Bayesian model selection

yunus · November 18, 2021, 2:14pm

Hi everyone,

I’ve been looking into horseshoe regression for the purpose of model selection.
http://num.pyro.ai/en/stable/examples/horseshoe_regression.html

In my case, I have several equations, for each of which I would like to independently “select”/ shrink towards the best model.
For instance, one of the equations could be (in the linear case):
Blood_pressure = a1 * BMI + a2 * Physical_inactivity + a3 * Smoking

In this case I’m quite confident about the directions that a1-3 should have, so I might use an informative prior, like an inverse gamma prior that is mostly consistent with positive values.

but I also want to include possible (2nd order) interaction terms, so the fullest model would be:
Blood_pressure = a1 * BMI + a2 * Physical_activity + a3 * Smoking + a4 * BMI * Physical_activity + a5 * BMI * Smoking + a6 * Physical_activity * Smoking.

For these interaction terms (a4-a6), I would like to use horseshoe priors that are centered at zero.

First: Is this a good way of conducting model selection and selecting the interaction terms?

Second: Should I simply use horseshoe priors for all parameters? It would be nice if I can somehow encode my confidence in positive values.

Third: I would like to combine these equations later on into a system of equations. In this case, it would make sense to drop any terms that have highly shrunk parameters. Is there any criterion I could use to exclude a term from consequent analyses (e.g., the 91% credibility interval is between [-0.01, 0.01] or somethingp; or is this dropping of terms against the Bayesian model selection spirit ?

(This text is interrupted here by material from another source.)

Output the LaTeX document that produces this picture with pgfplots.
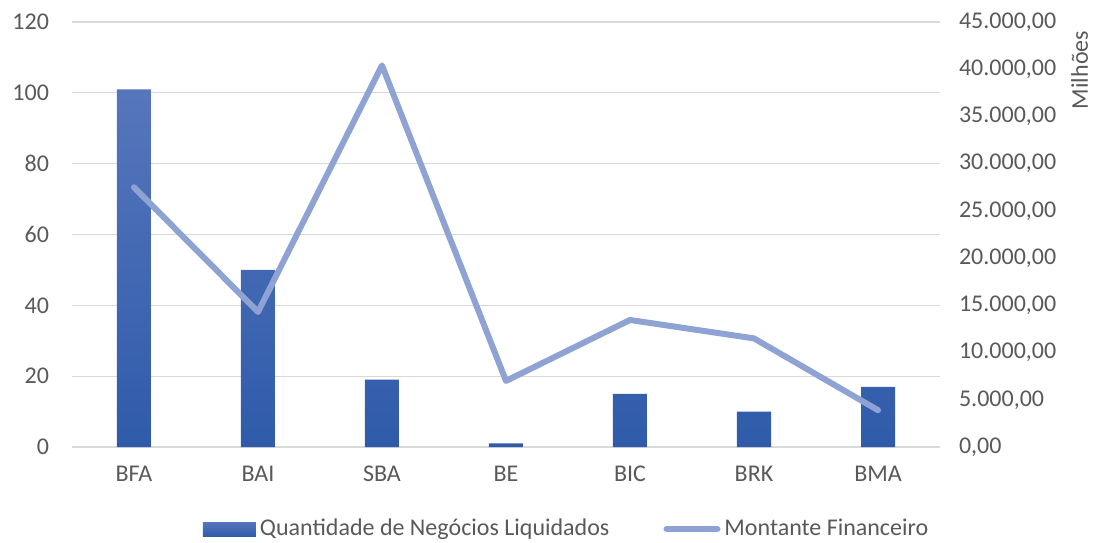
\documentclass[border=0pt]{standalone}
\usepackage{pgfplots}
\pgfplotsset{compat=1.18}
\usepackage{fontspec}
\setmainfont{Carlito}
\definecolor{barc}{HTML}{2F5BAA}
\definecolor{bartop}{HTML}{5676BC}
\definecolor{linec}{HTML}{8EA3D4}
\definecolor{gridc}{HTML}{D9D9D9}
\definecolor{txt}{HTML}{595959}
\begin{document}
\begin{tikzpicture}[font=\fontsize{12pt}{14pt}\selectfont]
\path[use as bounding box] (-36pt,-47.5pt) rectangle (510.5pt,223.5pt);
\begin{axis}[
  at={(0,0)}, anchor=south west,
  scale only axis, width=434pt, height=212.5pt,
  xmin=-0.5, xmax=6.5, ymin=0, ymax=120,
  xtick={0,...,6}, xticklabels={BFA,BAI,SBA,BE,BIC,BRK,BMA},
  ytick={0,20,...,120},
  ymajorgrids, grid style={gridc, line width=0.6pt},
  axis line style={draw=none}, major tick length=0pt,
  tick label style={text=txt},
  xticklabel style={yshift=-6pt},
  yticklabel style={xshift=-8pt},
  /pgf/number format/assume math mode=true,
]
\draw[gridc, line width=0.8pt] (axis cs:-0.5,0) -- (axis cs:6.5,0);
\addplot[ybar, bar width=17pt, draw=none, top color=bartop, bottom color=barc, forget plot]
  coordinates {(0,101) (1,50) (2,19) (3,1) (4,15) (5,10) (6,17)};
\end{axis}
\begin{axis}[
  at={(0,0)}, anchor=south west,
  scale only axis, width=434pt, height=212.5pt,
  xmin=-0.5, xmax=6.5, ymin=0, ymax=45000,
  clip=false,
  axis y line*=right, axis x line=none,
  axis line style={draw=none}, major tick length=0pt,
  scaled y ticks=false,
  ytick={0,5000,...,45000},
  yticklabels={{0,00},{5.000,00},{10.000,00},{15.000,00},{20.000,00},{25.000,00},{30.000,00},{35.000,00},{40.000,00},{45.000,00}},
  tick label style={text=txt},
  yticklabel style={xshift=6pt},
  legend style={at={(axis description cs:0.571,-0.193)}, anchor=center, draw=none, fill=none,
    legend columns=2, /tikz/every even column/.append style={column sep=25pt},
    text=txt, font=\fontsize{12pt}{14pt}\selectfont},
]
\addlegendimage{legend image code/.code={\fill[top color=bartop, bottom color=barc, draw=none] (0pt,-3.5pt) rectangle (26.5pt,3.5pt);}}
\addlegendentry{Quantidade de Negócios Liquidados}
\addplot[linec, line width=3pt, line cap=round, line join=round,
  legend image code/.code={\draw[linec, line width=3pt, line cap=round] (1pt,0pt) -- (26.5pt,0pt);}]
  coordinates {(0,27500) (1,14300) (2,40400) (3,7000) (4,13450) (5,11500) (6,3900)};
\addlegendentry{Montante Financeiro}
\node[rotate=90, text=txt] at (axis description cs:1.161,0.887) {Milhões};
\end{axis}
\end{tikzpicture}
\end{document}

martinjankowiak · November 18, 2021, 3:02pm

First: Is this a good way of conducting model selection and selecting the interaction terms?

seems reasonable. sometimes people make a “strong hierarchy” assumption so that interaction terms are only “turned on” when each of their constituent parts are “turned on”. basically setting the regularizer for an interaction term as follows lambda_{i,j} = lambda_i * lambda_j (or similar)

Second: Should I simply use horseshoe priors for all parameters? It would be nice if I can somehow encode my confidence in positive values.

how much data do you have? you can use a HalfNormal prior or the like if you think you know the right sign but i’m not sure how much this will get you. after all with enough data the likelihood overwhelms the prior.

In this case, it would make sense to drop any terms that have highly shrunk parameters.

one of the downsides of something like the horseshoe is that it makes hard in/out decisions a bit tricky. in that scenario it may be preferable to use discrete latent variables. i’ve released a small library that supports that flavor of model selection for a particular class of models. no idea if it’d cover your use case

yunus · November 19, 2021, 11:51am

Thanks for your elaborate answer @martinjankowiak !

I agree that the discrete latent variables option is neater for making in/out decisions. I’ve experimented a bit with the library and ran the NormalLikelihoodVariableSelector with isotropic prior. Very nice package! Thanks for making it.

I’m wondering about a few things:

The package does not seem to be compatible with using informative priors for some of the parameters (i.e., the linear terms I mentioned above), or would it be possible to somehow include that?
What would be a reasonable PIP cutoff? I saw in the documentation that spurious features had a maximum PIP of 0.0028, but that would leave me with too many variable so I’m currently using 0.01 as a cutoff. Or should I try to validate this using metrics like WAIC?
It’s not completely clear to me how this ‘expected number of covariates’ hyperparameter functions and whether I should tune it somehow? I don’t necessarily have a theoretical reason to prefer 2 over 5 covariates, for instance.
How can I access the posterior samples? I didn’t find that in the documentation.

Then regarding my data, which you asked about: it really depends (it’s different for each equation) but generally between 70-600 samples. I’m also a bit confused about the statement that the likelihood would overwhelm the halfnormal, because if the likelihood ranges from [-1, -0.1] and I use a halfnormal prior, doesn’t that prior ascribe zero probability to that likelihood range, so that the posterior would probably be very similar to the prior (assuming the likelihood is normal and so very small probability is still ascribed to the range of the prior)?

martinjankowiak · November 19, 2021, 5:40pm

if you have questions about the package please post in the corresponding github issues

I’m also a bit confused about the statement that the likelihood would overwhelm the halfnormal

i don’t know what prior you have in mind or what your data looks like. my point is just that if you have strong signal in your data that strongly prefers that a particular coefficient is positive, any prior which puts non-negligible prior mass on positive coefficients will lead to similar posteriors. in other words if you get a posterior with mean +- std of 0.7 +- 0.1 using e.g. a normal prior then the posterior you’d get for a halfnormal prior would probably be very similar. of course if your prior specification got the sign wrong then you’d get wildly different results.

yunus · November 19, 2021, 6:30pm

thanks that makes it clearer, I’ve opened up a topic on the GitHub page!